Efficient breadth-first search on a heterogeneous processor

Accelerating breadth-first search (BFS) can be a compelling value-add given its pervasive deployment. The current state-of-the-art hybrid BFS algorithm selects different traversal directions based on graph properties, thereby, possessing heterogeneous characteristics. Related work has studied this heterogeneous BFS algorithm on homogeneous processors. In recent years heterogeneous processors have become mainstream due to their ability to maximize performance under restrictive thermal budgets. However, current software fails to fully leverage the heterogeneous capabilities of the modern processor, lagging behind hardware advancements. We propose a “hybrid++” BFS algorithm for an accelerated processing unit (APU), a heterogeneous processor which fuses the CPU and GPU cores on a single die.
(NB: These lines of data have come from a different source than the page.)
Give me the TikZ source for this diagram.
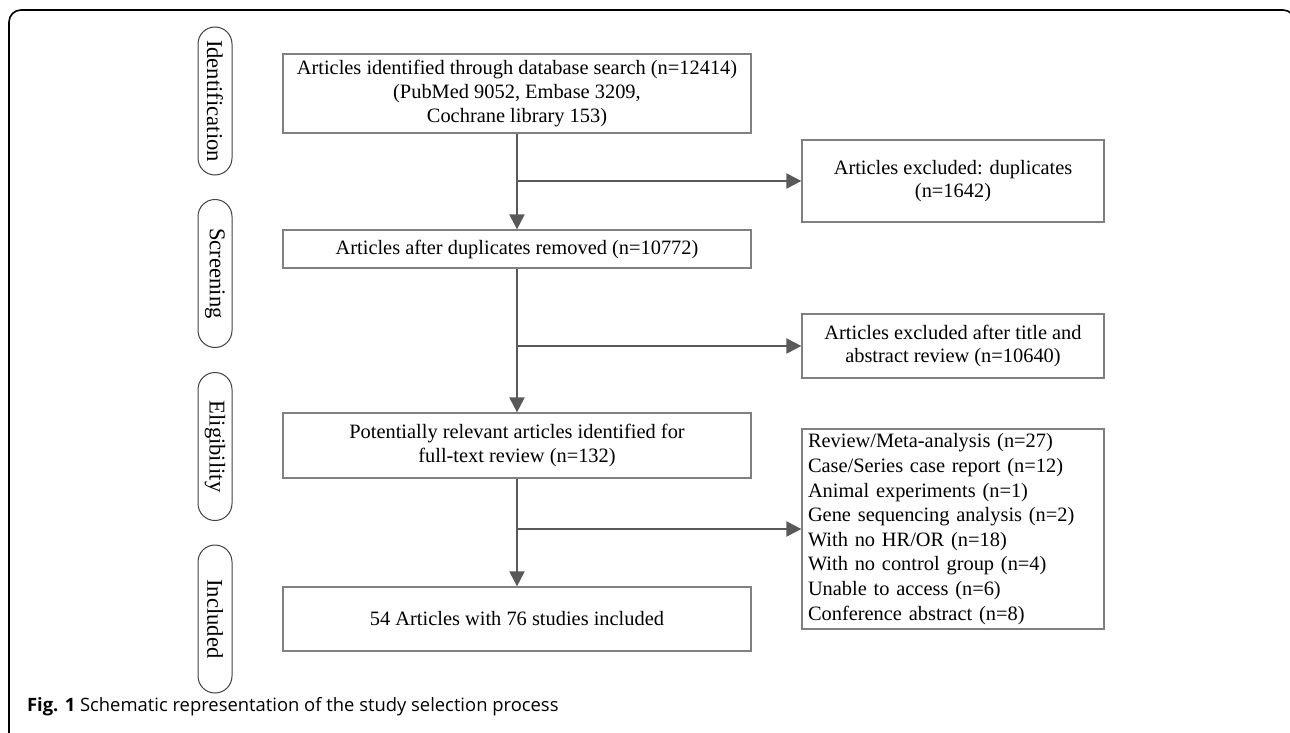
\documentclass[tikz,border=0pt]{standalone}
\usepackage{fontspec}
\setmainfont{Liberation Serif}
\newfontfamily\capfont{Open Sans}
\usetikzlibrary{arrows.meta, positioning}
\definecolor{fline}{HTML}{595959}
\definecolor{fbox}{HTML}{808080}
\definecolor{fpill}{HTML}{404040}
\tikzset{
  stage/.style={draw=fpill, line width=0.5pt, rounded corners=8.5pt, rotate=-90,
                minimum width=74pt, minimum height=17pt, inner sep=0pt,
                font=\fontsize{11.3}{13}\selectfont},
  flowbox/.style={draw=fbox, line width=0.6pt, minimum width=234pt, align=center,
                  inner sep=0pt, font=\fontsize{10.2}{11.8}\selectfont},
  exbox/.style={draw=fbox, line width=0.6pt, minimum width=151pt, align=center,
                inner sep=0pt, font=\fontsize{10.2}{11.8}\selectfont},
  arr/.style={-{Triangle[length=7.5pt,width=7.5pt]}, line width=1pt, fline},
}
\begin{document}
\begin{tikzpicture}[x=0.5pt, y=-0.5pt,
    listbox/.style={exbox, align=left, text width=145pt, inner xsep=3pt,
                    font=\fontsize{10.2}{12.3}\selectfont}]
  \useasboundingbox (0,0) rectangle (1290,733);
  \draw[line width=0.8pt, rounded corners=6pt] (9,733) -- (9,10) -- (1295,10) -- (1295,733);

  \node[stage] (sid) at (215,101)   {Identification};
  \node[stage] (ssc) at (215,273.5) {Screening};
  \node[stage] (sel) at (215,446.5) {Eligibility};
  \node[stage] (sin) at (215,619)   {Included};

  \node[flowbox, minimum height=39.5pt] (ident) at (517,93.5) {Articles identified through database search (n=12414)\\(PubMed 9052, Embase 3209,\\Cochrane library 153)};
  \node[flowbox, minimum height=19pt] (dedup) at (517,249) {Articles after duplicates removed (n=10772)};
  \node[flowbox, minimum height=32.5pt] (full) at (517,445.5) {Potentially relevant articles identified for\\full-text review (n=132)};
  \node[flowbox, minimum height=32pt] (incl) at (517,619) {54 Articles with 76 studies included};

  \node[exbox, minimum height=41pt] (exdup) at (953,181) {Articles excluded: duplicates\\(n=1642)};
  \node[exbox, minimum height=32pt] (exabs) at (953,346) {Articles excluded after title and\\abstract review (n=10640)};
  \node[listbox, minimum height=100pt] (exfull) at (953,529) {Review/Meta-analysis (n=27)\\Case/Series case report (n=12)\\Animal experiments (n=1)\\Gene sequencing analysis (n=2)\\With no HR/OR (n=18)\\With no control group (n=4)\\Unable to access (n=6)\\Conference abstract (n=8)};

  \draw[arr] (ident) -- (dedup);
  \draw[arr] (dedup) -- (full);
  \draw[arr] (full) -- (incl);
  \draw[arr] (ident.south |- exdup.west) -- (exdup.west);
  \draw[arr] (dedup.south |- exabs.west) -- (exabs.west);
  \draw[arr] (full.south |- exfull.west) -- (exfull.west);

  \node[anchor=west, font=\capfont\fontsize{9.2}{11}\selectfont] (cap) at (20,707) {\textbf{Fig. 1} Schematic representation of the study selection process};
\end{tikzpicture}
\end{document}
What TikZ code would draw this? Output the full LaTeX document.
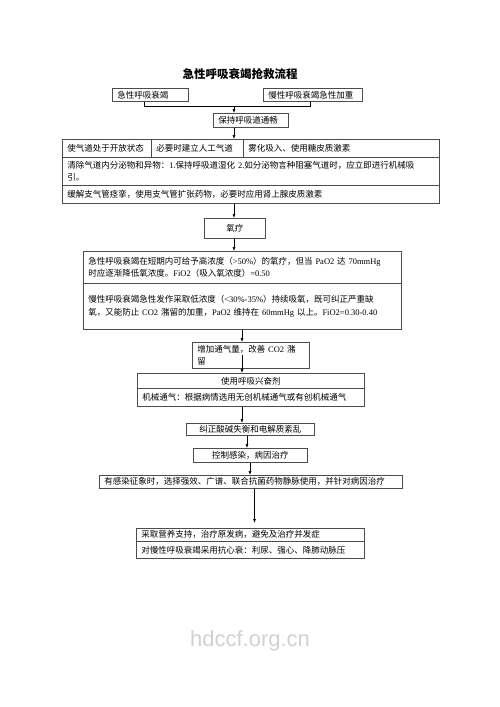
\documentclass[tikz,border=0pt]{standalone}
\usepackage{fontspec}
\setmainfont{Liberation Serif}
\newfontfamily\cjk{Noto Sans CJK SC}
\newfontfamily\wmfont{Liberation Sans}
\usetikzlibrary{arrows.meta}

\newcommand{\bodyfont}{\cjk\fontsize{8.5}{12.5}\selectfont}
\newcommand{\en}[1]{{\rmfamily #1}}

\tikzset{
  box/.style={draw=black!70, line width=0.6pt, anchor=north west,
    inner xsep=5pt, inner ysep=0pt, font=\bodyfont, align=left},
  midbox/.style={box, align=center},
}

\begin{document}
\begin{tikzpicture}[x=1pt, y=-1pt, >={Latex[length=4pt,width=3pt]}, line width=0.6pt]
\useasboundingbox (0,0) rectangle (500,707);

% Title
\node[font=\cjk\bfseries\fontsize{11.5}{14}\selectfont] (title) at (240,74) {急性呼吸衰竭抢救流程};

% Entry boxes
\node[box, text width=66pt, minimum height=13pt] (acute) at (112,88) {急性呼吸衰竭};
\node[box, text width=89pt, minimum height=13pt] (chronic) at (263,88) {慢性呼吸衰竭急性加重};
\node[box, text width=65pt, minimum height=14pt] (airway) at (213,113) {保持呼吸道通畅};

% Airway measures
\node[box, text width=79pt, minimum height=18pt] (cella) at (62,139) {使气道处于开放状态};
\node[box, text width=82pt, minimum height=18pt] (cellb) at (151,139) {必要时建立人工气道};
\node[box, text width=186pt, minimum height=18pt] (cellc) at (243,139) {雾化吸入、使用糖皮质激素};
\node[box, text width=367pt, minimum height=28pt] (rowb) at (62,157) {清除气道内分泌物和异物：\en{1.}保持呼吸道湿化 \en{2.}如分泌物言种阻塞气道时，应立即进行机械吸\\引。};
\node[box, text width=367pt, minimum height=18pt] (rowc) at (62,185) {缓解支气管痉挛，使用支气管扩张药物，必要时应用肾上腺皮质激素};

% Oxygen therapy
\node[midbox, text width=51pt, minimum height=20pt] (oxygen) at (204,218) {氧疗};
\node[box, text width=308pt, minimum height=32pt] (acuteo2) at (83,251) {急性呼吸衰竭在短期内可给予高浓度（\en{>50\%}）的氧疗，但当 \en{PaO2} 达 \en{70mmHg}\\时应逐渐降低氧浓度。\en{FiO2}（吸入氧浓度）\en{=0.50}};
\node[box, text width=308pt, minimum height=46pt] (chronico2) at (83,283) {慢性呼吸衰竭急性发作采取低浓度（\en{<30\%-35\%}）持续吸氧，既可纠正严重缺\\氧，又能防止 \en{CO2} 潴留的加重，\en{PaO2} 维持在 \en{60mmHg} 以上。\en{FiO2=0.30-0.40}};

% Ventilation
\node[box, text width=107pt, minimum height=26pt] (venti) at (192,342) {增加通气量，改善 \en{CO2} 潴\\留};
\node[midbox, text width=217pt, minimum height=15pt] (stima) at (137,373) {使用呼吸兴奋剂};
\node[box, text width=217pt, minimum height=18pt] (stimb) at (137,388) {机械通气：根据病情选用无创机械通气或有创机械通气};

% Further treatment
\node[midbox, text width=118pt, minimum height=12pt] (correct) at (186,423) {纠正酸碱失衡和电解质紊乱};
\node[midbox, text width=104pt, minimum height=14pt] (infect) at (193,448) {控制感染，病因治疗};
\node[box, text width=293pt, minimum height=13pt] (sign) at (99,475) {有感染征象时，选择强效、广谱、联合抗菌药物静脉使用，并针对病因治疗};
\node[box, text width=218pt, minimum height=13pt] (supporta) at (136,528) {采取营养支持，治疗原发病，避免及治疗并发症};
\node[box, text width=218pt, minimum height=17pt] (supportb) at (136,541) {对慢性呼吸衰竭采用抗心衰：利尿、强心、降肺动脉压};

% Watermark
\node[font=\wmfont\fontsize{22}{24}\selectfont, text=black!18] (mark) at (250,641) {hdccf.org.cn};

% Connecting lines
\coordinate (join) at (234,106.5);
\coordinate (ax) at (234,0);
\coordinate (bx) at (242,0);
\coordinate (cx) at (247,0);
\coordinate (dx) at (250,0);
\coordinate (ex) at (254.5,0);
\draw ([xshift=-6pt]acute.south) |- (join) -| ([xshift=-2.5pt]chronic.south);
\draw[->] (join) -- (airway.north -| join);
\draw[->] (airway.south -| ax) -- (cellb.north -| ax);
\draw[->] (rowc.south -| ax) -- (oxygen.north -| ax);
\draw[->] (oxygen.south -| ax) -- (acuteo2.north -| ax);
\draw[->] (chronico2.south -| bx) -- (venti.north -| bx);
\draw[->] (venti.center -| bx) -- (stima.north -| bx);
\draw[->] (stimb.south -| bx) -- (correct.north -| bx);
\draw[->] (correct.south -| cx) -- (infect.north -| cx);
\draw[->] (infect.south -| dx) -- (sign.north -| dx);
\draw[->, shorten >=5pt] (sign.south -| ex) -- (supporta.north -| ex);

\end{tikzpicture}
\end{document}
Hybrid++ leverages the strength of CPUs and GPUs for serial and data-parallel execution, respectively, to carefully partition BFS by selecting the appropriate execution-core and graph-traversal direction for every search iteration. Our results illustrate that on a variety of graphs ranging from social- to road-networks, hybrid++ yields a speedup of up to 2× compared to the multithreaded hybrid algorithm. Execution of hybrid++ on the APU is also 2.3× more energy efficient than that on a discrete GPU.